Ci sono storie rubate agli archivi per fare memoria. Io arrivo il giorno dopo e me ne frego della ricorrenza adatta, perché le emozioni non hanno data di scadenza, non si organizzano in una chat redazionale, esistono e basta. Un po’ come te, Lella. Perdona questa confidenza che mi prendo per raccontarti, ma le distanze, in questo caso, non giovano a nessuno.
Ti ho incontrata per caso tanti anni fa, vagando da passeggera in quella provincia di Alessandria che sa ancora di pianura, senza l’incanto del Monferrato, senza la magica porta che costituisce l’appennino ligure. Eri lì mentre speravo di incontrare qualcuno, scusa pietosa per non ammettere che vagavo in cerca della mia identità. Papà al volante mi portava verso i luoghi dell’anima.
Poi Frugarolo, il ricordo: “Lella Lombardi è nata qui, l’unica donna che ha conquistato mezzo punto in F1″. E la me adolescente già era pronta a fantasticare su questa ragazza incredibile, che guidava i bolidi da me tanto amati. Il viaggio continua con la mia sete di risposte, ma non esisteva Wikipedia, il web una chimera, allora mi affido ai ricordi di mio padre.
“Era il 1975, Gran Premio di Spagna. Pista cittadina, incasinata, piena di incidenti. Mi ricordo che i piloti non volevano correre. A quell’epoca iniziavano i dubbi sulla sicurezza.” Io riflettevo, quasi stordita, capendo senza capire a fondo, perché Ayrton era morto da poco e avevo i brividi pensando ad altri incidenti di epoche lontane. “Ci furono morti?” Lo chiesi con il cuore in gola.
“Qualche spettatore, non ricordo bene. Piloti feriti.” Io, felice fino a pochi attimi prima, sapendo che una donna si era affermata, d’un tratto mi rabbuiavo. La mia F1 era uno sport così esigente? Mi tornavano in mente i ricordi della mitologia, gli altari sacrificali, pensieri pesanti a cui non riuscivo a dare nomi. “Quindi, com’è finita?”
“C’era un pilota tedesco, Stommelen mi pare, ha fatto un incidente pazzesco. I guard rail non sono bastati, l’auto impazzita ha travolto la gente, quattro o cinque persone. La gara poi è stata interrotta. Complici i molti ritiri, tra cui le Ferrari, Jones e Hunt, restavano poche macchine in gara. Lella così è arrivata in seta posizione, l’ultima a cui si potevano attribuire punti. Ma visto che la gara si è interrotta a metà il punteggio è stato dimezzato.”
Ho vissuto la mia giornata, rivedendo il ragazzino che mi faceva battere il cuore, mangiando la frittata di zucchine che mi aveva preparato. Però continuavo a pensare a Lella.
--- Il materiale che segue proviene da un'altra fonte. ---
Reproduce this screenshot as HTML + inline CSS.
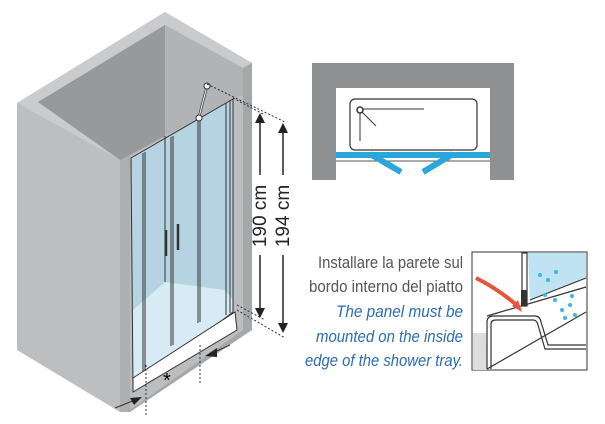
<!DOCTYPE html>
<html><head><meta charset="utf-8"><style>body{margin:0;background:#fff}svg{display:block}</style></head><body>
<svg width="605" height="424" viewBox="0 0 605 424" xmlns="http://www.w3.org/2000/svg" font-family="Liberation Sans, sans-serif">
<!-- walls -->
<polygon points="17,103 165,12 252,63 252,325 130,412 17,350" fill="#bcbdbf"/>
<polygon points="17,103 165,12 252,63 243,68 165,25 38,102 120,160" fill="#cacbcd"/>
<polygon points="17,103 120,160 120,412 17,350" fill="#bdbec0"/>
<polygon points="120,160 130,155 130,410 120,412" fill="#aeafb1"/>
<polygon points="38,102 165,25 165,136 130,155 120,160" fill="#98999b"/>
<polygon points="165,25 243,68 243,95 233,98 165,136" fill="#b2b3b5"/>
<polygon points="243,68 252,63 252,325 243,330" fill="#a6a7a9"/>
<polygon points="120,412 130,410 243,330 252,325 252,330 130,412" fill="#a6a7a9"/>
<!-- glass -->
<polygon points="131,158 233,99 233,312 133,388" fill="#b5d3e0"/>
<polygon points="133,310 165,282 225,290 233,300 233,312 133,388" fill="#d6ebf4"/>
<g stroke="#333" stroke-width="1" fill="none">
<polygon points="131,158 233,99 233,312 133,388"/>
<line x1="143" y1="153" x2="143" y2="379"/><line x1="145" y1="152" x2="145" y2="378"/>
<line x1="171" y1="137" x2="171" y2="346"/><line x1="173" y1="136" x2="173" y2="345"/>
<line x1="198" y1="120" x2="198" y2="323"/><line x1="200" y1="119" x2="200" y2="322"/>
<line x1="226" y1="103" x2="226" y2="315"/><line x1="230" y1="101" x2="230" y2="313"/>
<line x1="165" y1="136" x2="165" y2="282"/>
</g>
<line x1="207" y1="86" x2="199" y2="117" stroke="#333" stroke-width="2.5"/>
<line x1="207" y1="86" x2="199" y2="117" stroke="#fff" stroke-width="1"/>
<g stroke="#333" stroke-width="2.5"><line x1="166" y1="230" x2="166" y2="256"/><line x1="178" y1="224" x2="178" y2="250"/></g>
<circle cx="207" cy="86" r="3" fill="#fff" stroke="#333"/><circle cx="199" cy="118" r="3" fill="#fff" stroke="#333"/>
<polygon points="133,378 235,312 237,330 133,392" fill="#fff" stroke="#333"/>
<!-- bottom arrows / dashes -->
<g stroke="#333" fill="none" stroke-dasharray="2,2"><line x1="146" y1="365" x2="146" y2="415"/><line x1="200" y1="345" x2="200" y2="385"/></g>
<text x="163" y="387" font-size="20">*</text>
<line x1="115" y1="408" x2="140" y2="398" stroke="#333"/><polygon points="142,397 130,398 134,405" fill="#222"/>
<line x1="230" y1="345" x2="210" y2="354" stroke="#333"/><polygon points="205,356 217,348 217,357" fill="#222"/>
<!-- dims -->
<g stroke="#333" fill="none" stroke-dasharray="2,2"><line x1="207" y1="84" x2="285" y2="122"/><line x1="233" y1="98" x2="265" y2="115"/><line x1="237" y1="310" x2="285" y2="338"/><line x1="237" y1="305" x2="265" y2="320"/></g>
<g stroke="#222" stroke-width="1.5"><line x1="260" y1="122" x2="260" y2="175"/><line x1="260" y1="255" x2="260" y2="310"/><line x1="283" y1="132" x2="283" y2="175"/><line x1="283" y1="255" x2="283" y2="325"/></g>
<g fill="#222"><polygon points="260,113 255,123 265,123"/><polygon points="260,318 255,308 265,308"/><polygon points="283,123 278,133 288,133"/><polygon points="283,333 278,323 288,323"/></g>
<text transform="translate(266,216) rotate(-90)" font-size="19" text-anchor="middle" fill="#222">190 cm</text>
<text transform="translate(289,216) rotate(-90)" font-size="19" text-anchor="middle" fill="#222">194 cm</text>
<!-- plan -->
<rect x="312" y="63" width="202" height="117" fill="#8f9092"/>
<rect x="336" y="88" width="154" height="92" fill="#fff"/>
<rect x="350" y="99" width="127" height="51" rx="5" fill="none" stroke="#333" stroke-width="1.2"/>
<circle cx="360" cy="110" r="3" fill="none" stroke="#333" stroke-width="1.5"/>
<g stroke="#333"><line x1="363" y1="109" x2="424" y2="109"/><line x1="362" y1="112" x2="376" y2="126"/><line x1="360" y1="113" x2="360" y2="141"/></g>
<line x1="336" y1="161" x2="490" y2="161" stroke="#555"/>
<rect x="336" y="152" width="154" height="6" fill="#2aa6da"/>
<line x1="370" y1="154" x2="401" y2="172" stroke="#2aa6da" stroke-width="6"/>
<line x1="453" y1="154" x2="423" y2="172" stroke="#2aa6da" stroke-width="6"/>
<!-- text -->
<g font-size="17" text-anchor="end">
<text x="463" y="268" fill="#555" textLength="145" lengthAdjust="spacingAndGlyphs">Installare la parete sul</text>
<text x="463" y="292" fill="#555" textLength="154" lengthAdjust="spacingAndGlyphs">bordo interno del piatto</text>
<text x="463" y="317" fill="#2a6db0" font-style="italic" textLength="127" lengthAdjust="spacingAndGlyphs">The panel must be</text>
<text x="463" y="342" fill="#2a6db0" font-style="italic" textLength="147" lengthAdjust="spacingAndGlyphs">mounted on the inside</text>
<text x="463" y="366" fill="#2a6db0" font-style="italic" textLength="158" lengthAdjust="spacingAndGlyphs">edge of the shower tray.</text>
</g>
<!-- detail -->
<rect x="472" y="252" width="115" height="118" fill="#fff" stroke="#333"/>
<polygon points="473,333 486,333 487,370 473,370" fill="#ddd"/>
<polygon points="528,253 586,253 586,278 530,300" fill="#bfe3f2"/>
<g fill="none" stroke="#333" stroke-width="1.2">
<path d="M487,369 L487,322 Q487,316 494,316 L535,316 Q540,316 541,322 L548,345 L586,345"/>
<path d="M491,369 L491,324 Q491,320 496,320 L533,320 Q537,320 538,325 L545,349 L586,349"/>
<line x1="487" y1="316" x2="586" y2="287"/><line x1="530" y1="300" x2="586" y2="278"/>
<line x1="487" y1="369" x2="586" y2="312"/>
<rect x="522" y="253" width="5" height="53"/>
</g>
<rect x="521" y="290" width="6" height="16" fill="#333"/>
<path d="M476,278 Q500,290 520,308" stroke="#e8543c" stroke-width="4" fill="none"/>
<polygon points="522,312 512,306 518,300" fill="#e8543c"/>
<g fill="#3ab8e6"><circle cx="540" cy="275" r="2"/><circle cx="548" cy="280" r="2"/><circle cx="556" cy="272" r="2"/><circle cx="545" cy="295" r="2"/><circle cx="555" cy="300" r="2"/><circle cx="562" cy="310" r="2"/><circle cx="570" cy="305" r="2"/><circle cx="565" cy="318" r="2"/><circle cx="575" cy="315" r="2"/><circle cx="572" cy="296" r="2"/></g>
</svg>
</body></html>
Nei giorni seguenti ho cercato tracce della sua storia, che incredibilmente si era intrecciata con la mia in un dolce ottobre degli anni novanta.
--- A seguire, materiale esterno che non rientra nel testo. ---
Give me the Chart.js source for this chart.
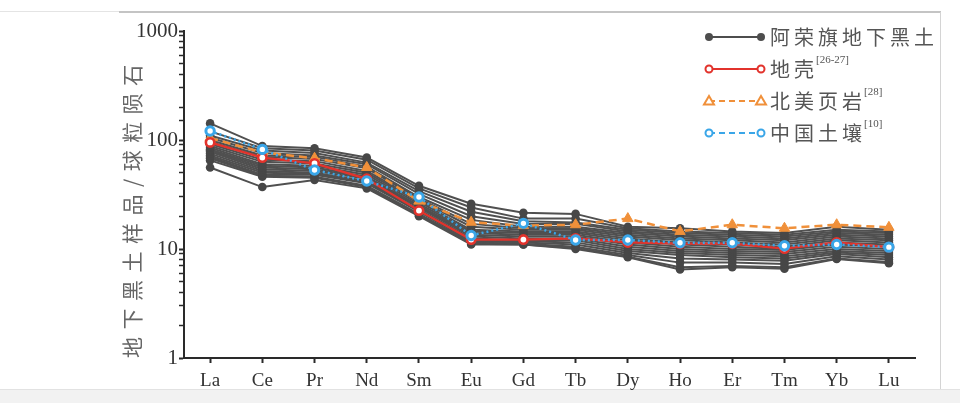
<!DOCTYPE html>
<html><head><meta charset="utf-8">
<script src="https://cdn.jsdelivr.net/npm/chart.js@4"></script>
<style>
html,body{margin:0;padding:0;background:#fff;}
#wrap{position:relative;width:960px;height:403px;overflow:hidden;background:#fff;}
canvas{position:absolute;left:0;top:0;}
.d{position:absolute;}
</style></head><body>
<div id="wrap">
<div class="d" style="left:0;top:11px;width:119px;height:1px;background:#e4e4e4"></div>
<div class="d" style="left:119px;top:11px;width:822px;height:2px;background:#c4c4c4"></div>
<div class="d" style="left:940px;top:12px;width:1px;height:377px;background:#d4d4d4"></div>
<div class="d" style="left:0;top:389px;width:960px;height:14px;background:#f2f2f2;border-top:1px solid #e2e2e2"></div>
<canvas id="c" width="960" height="403"></canvas>
</div>
<script>
// ---- data ----
const elements = ['La','Ce','Pr','Nd','Sm','Eu','Gd','Tb','Dy','Ho','Er','Tm','Yb','Lu'];
const yTickLabels = [1, 10, 100, 1000];

const crust     = [95, 69, 61, 44, 22.5, 12.2, 12.2, 12.5, 11.5, 11.2, 11.2, 10.1, 11.5, 10.4];
const nasc      = [104, 77, 68, 56, 27.5, 17.6, 16.4, 16.7, 19, 14.5, 16.7, 15.5, 16.7, 15.8];
const chinaSoil = [121, 82, 53, 42, 30, 13.3, 17.2, 12.1, 12.1, 11.4, 11.4, 10.7, 11.0, 10.4];

const sample01 = [142, 88, 84, 69, 38, 26, 21.5, 21, 16, 15.5, 14.5, 14, 16, 15];
const sample02 = [120, 84, 80, 66, 36, 24, 19, 19, 15.5, 14.5, 14, 13.5, 15, 14.5];
const sample03 = [110, 80, 76, 62, 34, 22, 18, 17.5, 15, 14, 13.5, 13, 14.5, 14];
const sample04 = [105, 76, 72, 60, 32, 20, 17, 17, 14.5, 13.5, 13, 12.5, 14, 13.5];
const sample05 = [100, 72, 70, 57, 30, 18.5, 16, 16, 14, 13, 12.5, 12, 13.5, 13];
const sample06 = [96, 70, 67, 55, 29, 17, 15.5, 15.5, 13.5, 12.5, 12, 11.5, 13, 12.5];
const sample07 = [92, 66, 64, 52, 28, 16, 15, 15, 13, 12, 11.5, 11, 12.5, 12];
const sample08 = [88, 63, 61, 50, 27, 15, 14.5, 14.5, 12.5, 11.5, 11, 10.5, 12, 11.5];
const sample09 = [85, 60, 58, 48, 26, 14.5, 14, 14, 12, 11, 10.5, 10, 11.5, 11];
const sample10 = [82, 58, 56, 46, 25, 14, 13.5, 13.5, 11.5, 10.5, 10, 9.8, 11, 10.5];
const sample11 = [80, 56, 54, 45, 24.5, 13.5, 13, 13, 11, 10, 9.6, 9.4, 10.5, 10];
const sample12 = [78, 54, 52, 44, 24, 13, 12.5, 12.5, 10.5, 9.6, 9.2, 9, 10, 9.6];
const sample13 = [75, 52, 50, 42, 23, 12.5, 12, 12, 10, 9.2, 8.8, 8.6, 9.6, 9.2];
const sample14 = [72, 50, 49, 41, 22.5, 12, 11.8, 11.5, 9.6, 8.8, 8.4, 8.2, 9.3, 8.8];
const sample15 = [70, 48, 48, 40, 22, 11.8, 11.5, 11, 9.2, 8.2, 8, 7.8, 9, 8.4];
const sample16 = [68, 47, 46, 38, 21, 11.5, 11.2, 10.5, 8.8, 7.5, 7.5, 7.3, 8.6, 8];
const sample17 = [65, 46, 45, 37, 20.5, 11.2, 11, 10.2, 8.5, 6.8, 7, 6.8, 8.2, 7.6];
const sample18 = [56, 37, 43, 36, 20, 11, 11, 10, 8.4, 6.5, 6.8, 6.6, 8.1, 7.4];
const samples = [sample01,sample02,sample03,sample04,sample05,sample06,sample07,sample08,sample09,
                 sample10,sample11,sample12,sample13,sample14,sample15,sample16,sample17,sample18];

const legendLabels = ['阿荣旗地下黑土', '地壳', '北美页岩', '中国土壤'];
const legendSups = ['', '[26-27]', '[28]', '[10]'];
const yTitle = '地下黑土样品/球粒陨石';

// ---- styles ----
const GRAY = '#505050', RED = '#e2332c', ORANGE = '#f0903a', BLUE = '#3aa6e8';

const datasets = [];
datasets.push({label:'中国土壤', data: chinaSoil, order:0, borderColor:BLUE, borderWidth:2.5, borderDash:[2,3],
  pointRadius:4.2, pointBackgroundColor:'#fff', pointBorderColor:BLUE, pointBorderWidth:3, fill:false});
datasets.push({label:'地壳', data: crust, order:1, borderColor:RED, borderWidth:2.2,
  pointRadius:4.2, pointBackgroundColor:'#fff', pointBorderColor:RED, pointBorderWidth:2.6, fill:false});
datasets.push({label:'北美页岩', data: nasc, order:2, borderColor:ORANGE, borderWidth:2.5, borderDash:[8,5],
  pointStyle:'triangle', pointRadius:6, pointBackgroundColor:ORANGE, pointBorderColor:ORANGE, pointBorderWidth:1, fill:false});
samples.forEach((s,i)=>datasets.push({label:'阿荣旗地下黑土'+(i+1), data:s, order:3, borderColor:GRAY, borderWidth:2,
  pointRadius:4.3, pointBackgroundColor:'#474747', pointBorderWidth:0, fill:false}));

const legendPlugin = {
  id:'customLegend',
  afterDraw(chart){
    const ctx = chart.ctx;
    const styles = [
      {color:'#4d4d4d', dash:[], marker:'dot'},
      {color:RED, dash:[], marker:'ring'},
      {color:ORANGE, dash:[6,4], marker:'tri'},
      {color:BLUE, dash:[6,4], marker:'ring'}
    ];
    const rowsY = [37, 69, 101, 133];
    const x0 = 709, x1 = 761, tx = 770;
    legendLabels.forEach((lab, i) => {
      const st = styles[i], y = rowsY[i];
      ctx.save();
      ctx.strokeStyle = st.color; ctx.lineWidth = 2; ctx.setLineDash(st.dash);
      ctx.beginPath(); ctx.moveTo(x0, y); ctx.lineTo(x1, y); ctx.stroke();
      ctx.setLineDash([]);
      [x0, x1].forEach(mx => {
        ctx.beginPath();
        if (st.marker === 'dot') { ctx.arc(mx, y, 4, 0, Math.PI*2); ctx.fillStyle = st.color; ctx.fill(); }
        else if (st.marker === 'ring') { ctx.arc(mx, y, 3.5, 0, Math.PI*2); ctx.fillStyle = '#fff'; ctx.fill(); ctx.lineWidth = 2; ctx.stroke(); }
        else { ctx.moveTo(mx, y-5); ctx.lineTo(mx+5, y+3.5); ctx.lineTo(mx-5, y+3.5); ctx.closePath(); ctx.fillStyle='#fff'; ctx.fill(); ctx.lineWidth=2; ctx.stroke(); }
      });
      ctx.fillStyle = '#555';
      ctx.textBaseline = 'middle'; ctx.textAlign = 'left';
      ctx.font = "20px 'Noto Sans CJK SC'";
      ctx.letterSpacing = '4px';
      ctx.fillText(lab, tx, y);
      const w = ctx.measureText(lab).width;
      if (legendSups[i]) {
        ctx.letterSpacing = '0px';
        ctx.font = "11px 'Liberation Serif'";
        ctx.fillText(legendSups[i], tx + w - 2, y - 9);
      }
      ctx.restore();
    });
  }
};

const titleSpacingPlugin = {
  id:'titleSpacing',
  beforeDraw(chart){
    const ys = chart.scales.y;
    if (ys && !ys._spaced) {
      const orig = ys.drawTitle.bind(ys);
      ys.drawTitle = function(){ const c = this.ctx; c.save(); c.letterSpacing = '7.5px'; orig(); c.restore(); };
      ys._spaced = true;
    }
  }
};

new Chart(document.getElementById('c'), {
  type:'line',
  data:{labels: elements, datasets},
  plugins:[titleSpacingPlugin, legendPlugin],
  options:{
    responsive:false, animation:false, devicePixelRatio:1,
    layout:{padding:{left:115, top:31, right:45, bottom:0}},
    plugins:{legend:{display:false}, tooltip:{enabled:false}},
    elements:{line:{tension:0}},
    scales:{
      x:{
        type:'category', offset:true,
        grid:{drawOnChartArea:false, tickLength:5, tickColor:'#2a2a2a', tickWidth:2},
        border:{color:'#2a2a2a', width:2},
        ticks:{font:{family:"'Liberation Serif'", size:19}, color:'#333', padding:7, autoSkip:false, maxRotation:0},
        afterFit(s){ s.height = 45; }
      },
      y:{
        type:'logarithmic', min:1, max:1000,
        grid:{drawOnChartArea:false, tickLength:5, tickColor:'#2a2a2a',
          tickWidth:(c)=>{ const v=c.tick&&c.tick.value; return yTickLabels.includes(v)?2:1.5; }},
        border:{color:'#2a2a2a', width:2},
        ticks:{font:{family:"'Liberation Serif'", size:21}, color:'#333', padding:1, autoSkip:false,
          callback:(v)=> yTickLabels.includes(v) ? String(v) : ''},
        title:{display:true, text:yTitle, align:'start', color:'#666',
          font:{family:"'Noto Sans CJK SC'", size:21}, padding:{top:4,bottom:4}},
        afterFit(s){ s.width = 69; }
      }
    }
  }
});
</script>
</body></html>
Ogni volta vedendo un camion pensavo a lei che guidava veloce e sicura sull’appennino, trasportando le gustose carni della macelleria di famiglia. “Vedi che le grandi ambizioni si nutrono di cose normali, mi dicevo“. La rievocavo sui kart dell’epoca, macchinette infernali alle quali si consacrava per continuare a vivere il suo sogno. E, dopo, la F3, la Formula 850, la Formula Ford, una lunga sequenza fino all’esordio in F1 nel 1974. In seguito quel 1975 che la consacrò alla memoria, con il famoso mezzo punto di cui mio padre tesseva le lodi.
Sono trascorsi quasi trent’anni da quel viaggio in Piemonte con papà, dalla scoperta di Lella. Sono arrivati gli articoli, i libri, la mia sete di motori che si sazia senza problemi grazie al web. Eppure ho nella mente quei ricordi, persi nella campagna d’ottobre, tra l’oro dell’autunno e le vendemmie. Quella F1 che mi aveva tolto l’immenso Senna provava a riconquistarmi con una donna intrepida.
Lella era forte senza rimarcarlo, pioniera senza rivendicarlo, arcobaleno molto prima che certe lotte venissero sdoganate. Il suo esempio mi ha riconciliata con un mondo che, ad oggi, riveste un ruolo di primaria importanza nella mia vita. Dopo averla incontrata sono tornata a guardare la F1 in maniera più consapevole, ad appassionarmi ancora, pian piano, come si conviene a ogni rinascita.